Student-Athlete: Krauss Makes Degree A Priority In MLB< < Back to
Get drafted in the second round of the Major League Baseball draft: Check.
Make Major League debut: Check.
Record first MLB hit and home run: Check and check.
Though these seem like hefty chores in themselves, there is something else Marc Krauss is working to check off his list: Become a college graduate.
“I always knew Marc would come to back finish [his degree],” said his academic advisor and Ohio University professor Mary Rogus.
As a Bobcat, Krauss earned several honors and awards. As a freshman he was named to the Louisville Slugger Freshman All-America Team as well as earning All-MAC First Team honors, the first Bobcat freshman to be named to the First Team. Krauss also became just the second Ohio Bobcat to be named Mid-American Conference Freshman of the Year.
The next two years were much of the same. Krauss garnered two more All-MAC First Team honors as well as being named to the Academic All-MAC Team. In his junior season he made Ohio Bobcat history by being the first Bobcat to be named the MAC Player of the Year.
Drafted by the Arizona Diamondbacks with 15th pick in the second round of the 2009 MLB draft, Krauss decided to forgo his senior season to join the Diamondbacks’ farm system. But he had to make a promise first.
“My mom made me promise that I would go back to get my degree.” Krauss said. He said he was given some flack as both of his parents are college graduates.
A benefit he saw from signing with the Diamondbacks was that Major League Baseball pays for its players to return to school to obtain their degrees. Major League Baseball includes a scholarship plan in the contract of its players.
Established in the early 1960s, the Major League Baseball Clubs established the Professional Baseball Scholarship Plan, otherwise known as the Plan. To eligible for the Plan, the player must negotiate for participation in the program in their first professional Minor League Uniform Player Contracts, according to MLB.com
The Plan covers tuition expenses up to the maximum amount as well as room and board and meals if the player is living on-campus.
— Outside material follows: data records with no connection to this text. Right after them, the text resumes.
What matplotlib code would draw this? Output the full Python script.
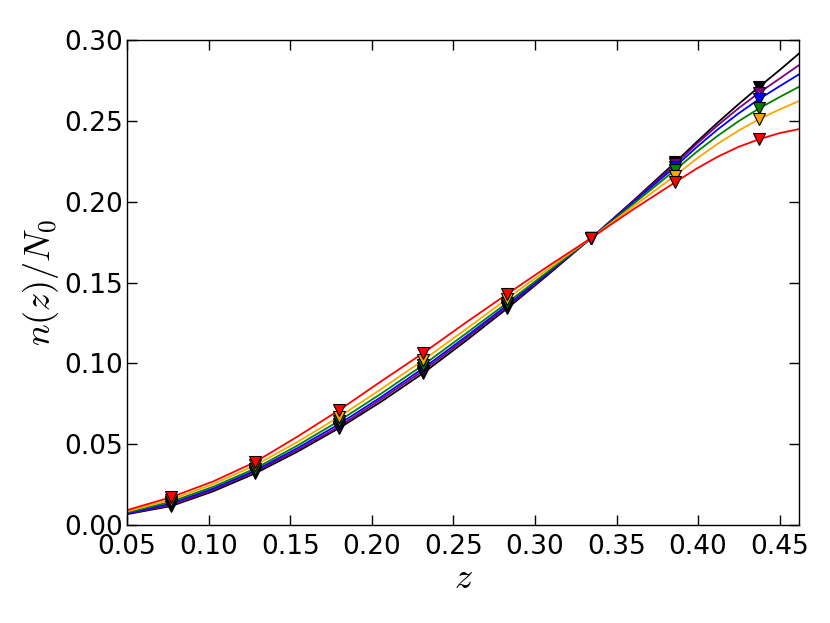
import matplotlib
matplotlib.use("Agg")
import matplotlib.pyplot as plt

# z grid for the curves, and marker positions (bin centres)
z_line = [0.05, 0.0770, 0.1027, 0.1285, 0.1542, 0.1800, 0.2057, 0.2315, 0.2572,
          0.2830, 0.3087, 0.3345, 0.3602, 0.3860, 0.3989, 0.4117, 0.4246, 0.4375,
          0.4497, 0.462]
z_mark = [0.0770, 0.1285, 0.1800, 0.2315, 0.2830, 0.3345, 0.3860, 0.4375]

black = [0.0068, 0.0118, 0.0209, 0.0320, 0.0453, 0.0600, 0.0763, 0.0940, 0.1136,
         0.1340, 0.1554, 0.1775, 0.2005, 0.2243, 0.2367, 0.2486, 0.2601, 0.2711,
         0.2811, 0.2917]
purple = [0.0070, 0.0125, 0.0218, 0.0330, 0.0463, 0.0610, 0.0778, 0.0955, 0.1150,
          0.1350, 0.1561, 0.1775, 0.2001, 0.2231, 0.2355, 0.2469, 0.2576, 0.2674,
          0.2759, 0.2845]
blue = [0.0072, 0.0135, 0.0226, 0.0338, 0.0475, 0.0625, 0.0792, 0.0970, 0.1162,
        0.1360, 0.1566, 0.1775, 0.1995, 0.2216, 0.2335, 0.2444, 0.2544, 0.2635,
        0.2712, 0.2788]
green = [0.0078, 0.0145, 0.0237, 0.0350, 0.0491, 0.0645, 0.0813, 0.0990, 0.1181,
         0.1375, 0.1573, 0.1775, 0.1985, 0.2196, 0.2306, 0.2405, 0.2496, 0.2577,
         0.2645, 0.2711]
orange = [0.0085, 0.0158, 0.0253, 0.0370, 0.0513, 0.0670, 0.0841, 0.1020, 0.1208,
          0.1400, 0.1588, 0.1775, 0.1970, 0.2161, 0.2264, 0.2356, 0.2438, 0.2510,
          0.2569, 0.2623]
red = [0.0093, 0.0173, 0.0270, 0.0390, 0.0546, 0.0711, 0.0889, 0.1064, 0.1249,
       0.1429, 0.1605, 0.1775, 0.1952, 0.2120, 0.2203, 0.2276, 0.2338, 0.2386,
       0.2423, 0.2449]

series = [("black", black), ("purple", purple), ("blue", blue),
          ("green", green), ("orange", orange), ("red", red)]

xticks = [0.05, 0.10, 0.15, 0.20, 0.25, 0.30, 0.35, 0.40, 0.45]
yticks = [0.00, 0.05, 0.10, 0.15, 0.20, 0.25, 0.30]

plt.rcParams['mathtext.fontset'] = 'cm'
plt.rcParams['font.family'] = ['DejaVu Sans']

fig = plt.figure(figsize=(8.3, 6.23), dpi=100)
ax = fig.add_axes([0.153, 0.157, 0.810, 0.779])

for color, vals in series:
    ax.plot(z_line, vals, color=color, lw=1.3, zorder=2,
            solid_joinstyle='round')
for color, vals in series:
    mvals = [vals[z_line.index(z)] for z in z_mark]
    ax.plot(z_mark, mvals, linestyle='none', marker='v', markersize=8.5,
            markerfacecolor=color, markeredgecolor='black', markeredgewidth=0.8,
            zorder=3)

ax.set_xlim(0.05, 0.462)
ax.set_ylim(0.0, 0.30)
ax.set_xticks(xticks)
ax.set_yticks(yticks)
ax.set_xticklabels([f"{t:.2f}" for t in xticks])
ax.set_yticklabels([f"{t:.2f}" for t in yticks])
ax.tick_params(direction='in', top=True, right=True, length=7, width=1,
               labelsize=19)
ax.tick_params(axis='x', pad=6)
ax.tick_params(axis='y', pad=3)
for s in ax.spines.values():
    s.set_linewidth(1.0)

ax.set_xlabel(r"$z$", fontsize=26, labelpad=1)
ax.set_ylabel(r"$n(z)/N_0$", fontsize=26, labelpad=2)

fig.savefig("out.png", dpi=100)
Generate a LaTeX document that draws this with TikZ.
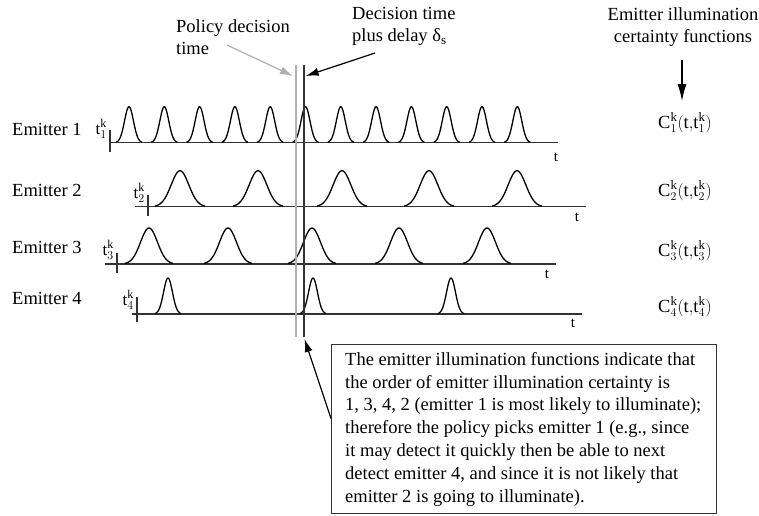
\documentclass[tikz,border=0pt]{standalone}
\usepackage{fontspec}
\setmainfont{Liberation Serif}
\usetikzlibrary{arrows.meta,calc}
\definecolor{axisgray}{HTML}{333333}
\definecolor{lightln}{HTML}{AFAFAF}
\newcommand\mypulse[4]{%
  \draw[pulseline] plot[domain=-#4:#4, samples=41, smooth] ({#1+\x},{#2-36*exp(-(\x/#3)^2)});}
\begin{document}
\begin{tikzpicture}[x=1pt,y=-1pt,
  lbl/.style={font=\fontsize{18.5}{22}\selectfont, inner sep=0pt},
  tklbl/.style={font=\fontsize{17}{20}\selectfont, inner sep=0pt, anchor=base east},
  tlbl/.style={font=\fontsize{15}{18}\selectfont, inner sep=0pt},
  clbl/.style={font=\fontsize{18.5}{22}\selectfont, inner sep=0pt, anchor=base west},
  axisline/.style={line width=1.4pt, draw=axisgray},
  pulseline/.style={line width=1.3pt, draw=black},
  arr/.style={line width=1.2pt, -{Latex[length=13pt,width=8pt]}},
  ]
\useasboundingbox (0,0) rectangle (759,515);

% emitter labels
\node[lbl, anchor=base west] (e1) at (12,135) {Emitter 1};
\node[lbl, anchor=base west] (e2) at (12,196) {Emitter 2};
\node[lbl, anchor=base west] (e3) at (12,253) {Emitter 3};
\node[lbl, anchor=base west] (e4) at (12,304) {Emitter 4};

% axes
\draw[axisline] (109,142.7) -- (557.7,142.7);
\draw[axisline] (110,130) -- (110,152);
\draw[axisline] (135,206.7) -- (586,206.7);
\draw[axisline] (148,195) -- (148,216);
\draw[axisline] (105,264) -- (556,264);
\draw[axisline] (117,253) -- (117,273);
\draw[axisline] (132,314) -- (582,314);
\draw[axisline] (137,297) -- (137,322);

% t labels
\node[tlbl] (ta1) at (556,157) {t};
\node[tlbl] (ta2) at (577,217) {t};
\node[tlbl] (ta3) at (547,274) {t};
\node[tlbl] (ta4) at (573,323) {t};

% t^k_i labels
\node[tklbl] (tk1) at (107,134) {$\mathrm{t}^{\mathrm{k}}_{1}$};
\node[tklbl] (tk2) at (145,198) {$\mathrm{t}^{\mathrm{k}}_{2}$};
\node[tklbl] (tk3) at (114,255) {$\mathrm{t}^{\mathrm{k}}_{3}$};
\node[tklbl] (tk4) at (134,305) {$\mathrm{t}^{\mathrm{k}}_{4}$};

% pulses
\foreach \i in {0,...,11} {\pgfmathsetmacro\cc{129+35.3*\i}\mypulse{\cc}{142.7}{6.3}{13}}
\foreach \cc in {180,258,342,429,517} {\mypulse{\cc}{206.7}{12.5}{25}}
\foreach \cc in {149,228,312,399,487} {\mypulse{\cc}{264}{12}{24}}
\foreach \cc in {168,313,451} {\mypulse{\cc}{314}{6.3}{13}}

% vertical decision lines
\draw[line width=1.8pt, draw=lightln] (295.7,65) -- (295.7,337);
\draw[line width=2.2pt, draw=axisgray] (303.7,65) -- (303.7,337);

% top annotations
\node[lbl, anchor=north west, align=left] (pdt) at (176,19) {Policy decision\\time};
\node[lbl, anchor=north west, align=left] (dtd) at (352,7) {Decision time\\plus delay $\mbox{δ}_{\mathrm{s}}$};
\node[lbl, anchor=north, align=center] (eic) at (683,7) {Emitter illumination\\certainty functions};

\coordinate (gs) at (227,45);
\coordinate (gt) at (293,76);
\coordinate (bs) at (375,53);
\coordinate (bt) at (305.7,76);
\coordinate (ds) at (682,60);
\coordinate (dt) at (682,101);
\draw[arr, draw=lightln, fill=lightln] (gs) -- (gt);
\draw[arr, fill=black] (bs) -- (bt);
\draw[line width=1.2pt, -{Latex[length=17pt,width=9pt]}] (ds) -- (dt);

% C labels
\node[clbl] (c1) at (658,128) {$\mathrm{C}^{\mathrm{k}}_{1}(\mathrm{t}{,}\mathrm{t}^{\mathrm{k}}_{1})$};
\node[clbl] (c2) at (658,196) {$\mathrm{C}^{\mathrm{k}}_{2}(\mathrm{t}{,}\mathrm{t}^{\mathrm{k}}_{2})$};
\node[clbl] (c3) at (658,256) {$\mathrm{C}^{\mathrm{k}}_{3}(\mathrm{t}{,}\mathrm{t}^{\mathrm{k}}_{3})$};
\node[clbl] (c4) at (658,312) {$\mathrm{C}^{\mathrm{k}}_{4}(\mathrm{t}{,}\mathrm{t}^{\mathrm{k}}_{4})$};

% explanation box
\node[draw=axisgray, line width=1.2pt, anchor=north west, inner sep=0pt,
      minimum width=385pt, minimum height=169pt] (box) at (331,344) {};
\node[anchor=west, inner sep=0pt, align=left,
      font=\fontsize{18.5}{22.8}\selectfont] (boxtext) at ([xshift=14pt]box.west)
 {The emitter illumination functions indicate that\\
  the order of emitter illumination certainty is\\
  1, 3, 4, 2 (emitter 1 is most likely to illuminate);\\
  therefore the policy picks emitter 1 (e.g., since\\
  it may detect it quickly then be able to next\\
  detect emitter 4, and since it is not likely that\\
  emitter 2 is going to illuminate).};
\coordinate (bx) at ([yshift=10.5pt]box.west);
\coordinate (btip) at (304.5,339);
\draw[arr, fill=black] (bx) -- (btip);
\end{tikzpicture}
\end{document}
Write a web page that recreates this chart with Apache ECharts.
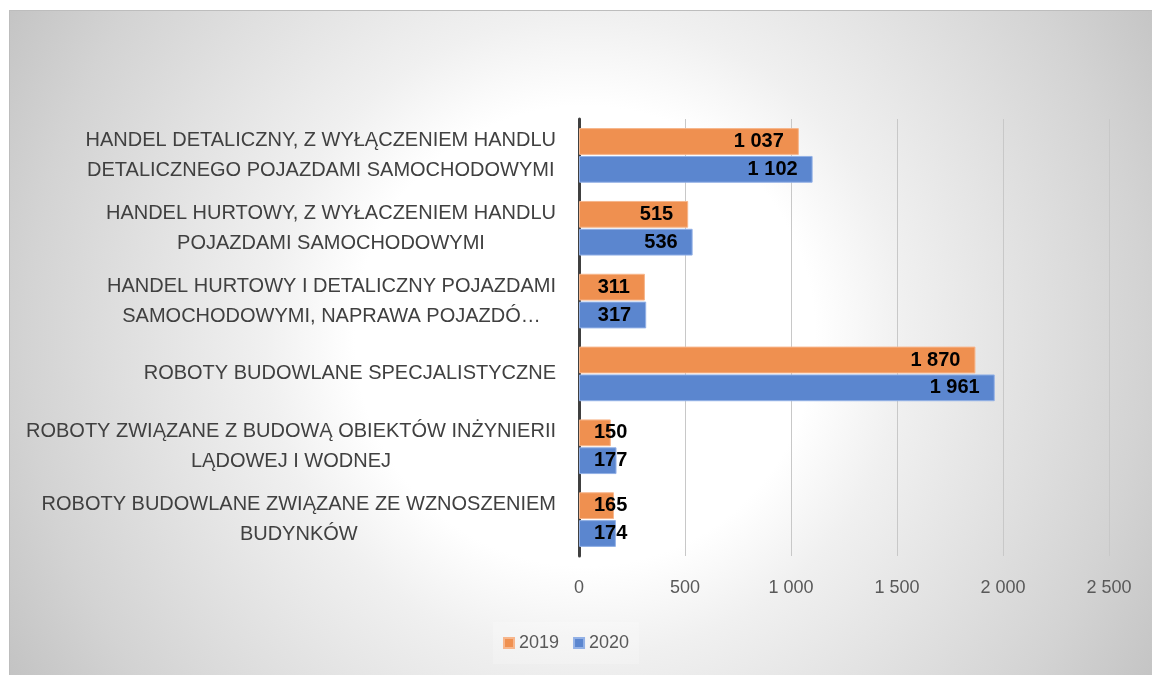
<!DOCTYPE html>
<html>
<head>
<meta charset="utf-8">
<script src="https://cdn.jsdelivr.net/npm/echarts@6/dist/echarts.min.js"></script>
<style>
  html, body { margin: 0; padding: 0; background: #ffffff; }
  #frame {
    position: absolute; left: 9px; top: 10px; width: 1143px; height: 665px;
    box-sizing: border-box;
    border-top: 1px solid #bdbdbd; border-left: 1px solid #bdbdbd;
    background: radial-gradient(circle 670px at 575px 325px, #ffffff 0px, #ffffff 230px, #f0f0f0 320px, #d3d3d3 560px, #c3c3c3 670px);
  }
  #chart { position: absolute; left: 0; top: 0; width: 1152px; height: 675px; }
</style>
</head>
<body>
<div id="frame"></div>
<div id="chart"></div>
<script>
const categories = [
  "HANDEL DETALICZNY, Z WYŁĄCZENIEM HANDLU\nDETALICZNEGO POJAZDAMI SAMOCHODOWYMI",
  "HANDEL HURTOWY, Z WYŁACZENIEM HANDLU\nPOJAZDAMI SAMOCHODOWYMI",
  "HANDEL HURTOWY I DETALICZNY POJAZDAMI\nSAMOCHODOWYMI, NAPRAWA POJAZDÓ…",
  "ROBOTY BUDOWLANE SPECJALISTYCZNE",
  "ROBOTY ZWIĄZANE Z BUDOWĄ OBIEKTÓW INŻYNIERII\nLĄDOWEJ I WODNEJ",
  "ROBOTY BUDOWLANE ZWIĄZANE ZE WZNOSZENIEM\nBUDYNKÓW"
];
const seriesNames = ["2019", "2020"];
const values2019 = [1037, 515, 311, 1870, 150, 165];
const values2020 = [1102, 536, 317, 1961, 177, 174];
const axisMin = 0, axisMax = 2500, axisInterval = 500;

const FONT = "'Liberation Sans', Arial, sans-serif";
const fmt = n => String(n).replace(/\B(?=(\d{3})+(?!\d))/g, ' ');
const SMALL = 250; // bars too short to hold their label inside the end

function buildData(vals) {
  return vals.map(v => v < SMALL
    ? { value: v, label: { position: 'insideLeft', distance: 15 } }
    : { value: v });
}

const labelStyle = {
  show: true, position: 'insideRight', distance: 15,
  formatter: p => fmt(p.value),
  color: '#000000', fontFamily: FONT, fontWeight: 'bold', fontSize: 20
};

const chart = echarts.init(document.getElementById('chart'), null, { renderer: 'canvas' });
chart.setOption({
  backgroundColor: 'transparent',
  animation: false,
  grid: { left: 579, right: 43, top: 119, bottom: 119, containLabel: false },
  legend: {
    data: seriesNames,
    left: 493, top: 622,
    itemWidth: 10, itemHeight: 10, itemGap: 14,
    padding: [12, 10, 12, 10],
    backgroundColor: 'rgba(255,255,255,0.22)',
    icon: 'rect',
    textStyle: { color: '#595959', fontSize: 18, fontFamily: FONT, padding: [0, 0, 0, 0] }
  },
  xAxis: {
    type: 'value', min: axisMin, max: axisMax, interval: axisInterval,
    axisLine: { show: false }, axisTick: { show: false },
    splitLine: { show: true, lineStyle: { color: '#c8c8c8', width: 1 } },
    axisLabel: { color: '#595959', fontSize: 18, fontFamily: FONT, margin: 23, formatter: v => fmt(v) }
  },
  yAxis: {
    type: 'category', data: categories, inverse: true,
    axisLine: { show: true, lineStyle: { color: '#404040', width: 3 } },
    axisTick: { show: false },
    axisLabel: {
      margin: 23, align: 'right',
      formatter: v => v.split('\n').map(l => '{c|' + l + '}').join('\n'),
      rich: { c: { align: 'center', fontSize: 20, lineHeight: 30, color: '#404040', fontFamily: FONT } }
    }
  },
  series: [
    {
      name: seriesNames[0], type: 'bar', data: buildData(values2019),
      barCategoryGap: '25%', barGap: '4%',
      itemStyle: { color: '#EF9050', borderColor: '#F7B68C', borderWidth: 1 },
      label: labelStyle, z: 2
    },
    {
      name: seriesNames[1], type: 'bar', data: buildData(values2020),
      barCategoryGap: '25%', barGap: '4%',
      itemStyle: { color: '#5B86CF', borderColor: '#93B1E6', borderWidth: 1 },
      label: labelStyle, z: 2
    }
  ]
});
</script>
</body>
</html>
If the player is living off-campus, the player is reimbursed $35 per day.
“It’s great to see a professional sports league take an interest in what happens to their players after they are done with baseball,” said Rogus.
Krauss is only able to take classes in the fall and the winter intersession due to the strenuous schedule of spring training as well as a vigorous 162-game season.
As for doing school work during the season Krauss said it does get tough. He made his MLB debut on June 21, 2013, for the Houston Astros. After another brief stint in the minors, Krauss was recalled to the Astros for the final month of the season.
“I knew it would be an interesting month,” said Krauss, “[but] it gives me an escape when things might not be going well on the field.”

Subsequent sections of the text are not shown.